The 1st to 3rd defendants (hereafter “the defendants”) must forthwith provide to the claimants the transcript in their possession in Yiddish of the settlement discussions and within a period that I shall specify procure and produce to the claimants a transcript in English of (i) such part of the Yiddish transcript of the settlement discussions as they rely on in support of their plea of duress and (ii) any part of the Yiddish transcript which the claimants seek to have translated. The costs of this shall be borne in the first instance by the defendants. The ultimate incidence of those costs will be reserved. The parties should endeavour to agree on a translation. I wish to consider with counsel whether agreement is likely to be reached or whether it is necessary for the court to specify a translator. The translated transcript should be suitably paginated.
There shall be a trial of the following issue:
“whether the compromise agreement was procured by duress and, if so whether the defendants are precluded from relying on that duress by reason of affirmation or the inability of the defendants to effect restitutio in integrum”
I will give directions as to the trial of that issue.
It seems to me that those directions should include a requirement for discrete statements of case on the issue in which (a) the defendants identify in some convenient manner, by reference to the translation of the transcript, which are the passages in the settlement discussions that they rely on as constituting duress; (b) the claimants identify what acts (or omissions) they rely upon as constituting affirmation and precluding restitutio; (c) the defendants indicate what they say in relation to the matters relied on under (b). The parties must indicate which witnesses they intend to call. I assume that they will include Samuel, Mordechai, Eliezer and one expert for each side. Self contained statements should be prepared. A bundle of documents must be prepared containing, in chronological order, the documents on which reliance is placed by either party with translations of any document not in English.
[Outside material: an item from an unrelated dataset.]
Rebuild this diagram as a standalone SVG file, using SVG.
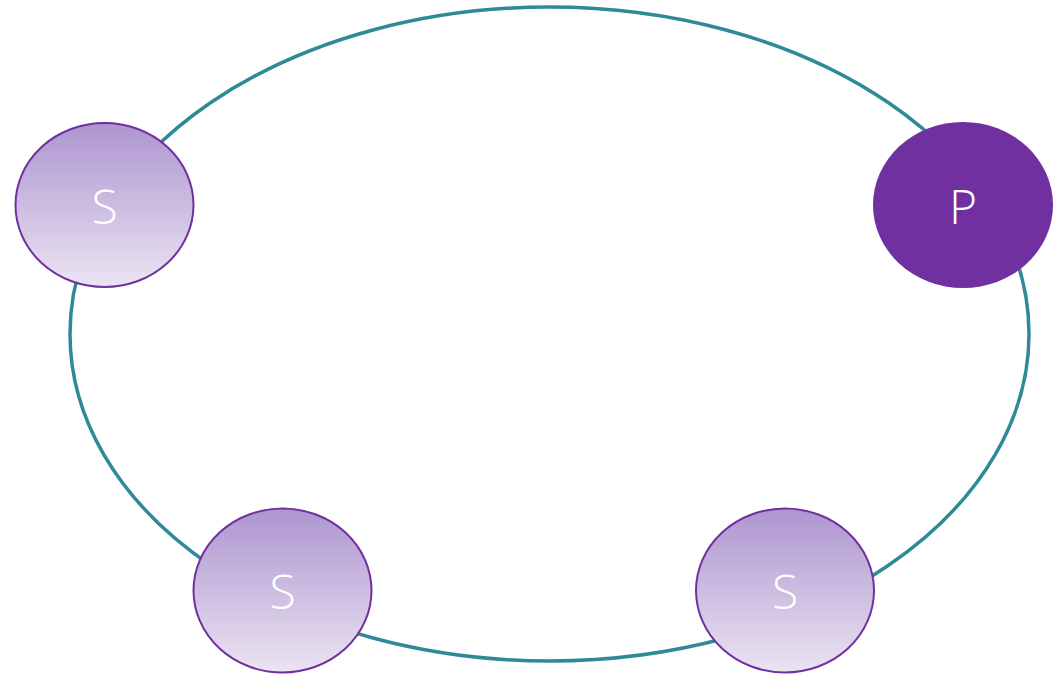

It must be made clear which document in English is a translation of which document in another language (this is not apparent in all cases at the moment).
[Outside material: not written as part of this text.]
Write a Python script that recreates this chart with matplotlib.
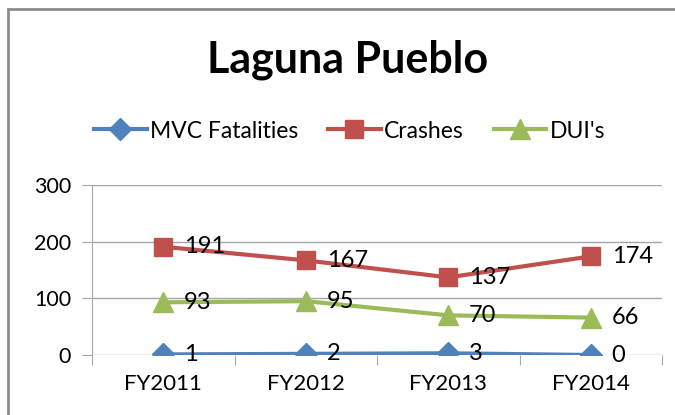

In the light of the submissions made at the hearing it appears to me that a decision on the issue that I have identified will be determinative of the liability of the defendants subject to the question as to whether Mordechai had authority to agree the compromise agreement on behalf of David and Jacob. Paragraph 20 of the Defence denies that Mordechai had any authority to enter into the compromise agreement on behalf of any of the other defendants. In paragraph 14 of his witness statement Mordechai says that he had no authority to bind Aron or Esther; but noticeably does not say the same in respect of David and Jacob. Nor has David or Jacob given a witness statement. If David and Jacob seek to maintain this plea, that is an issue which can appropriately be added to the issue identified above.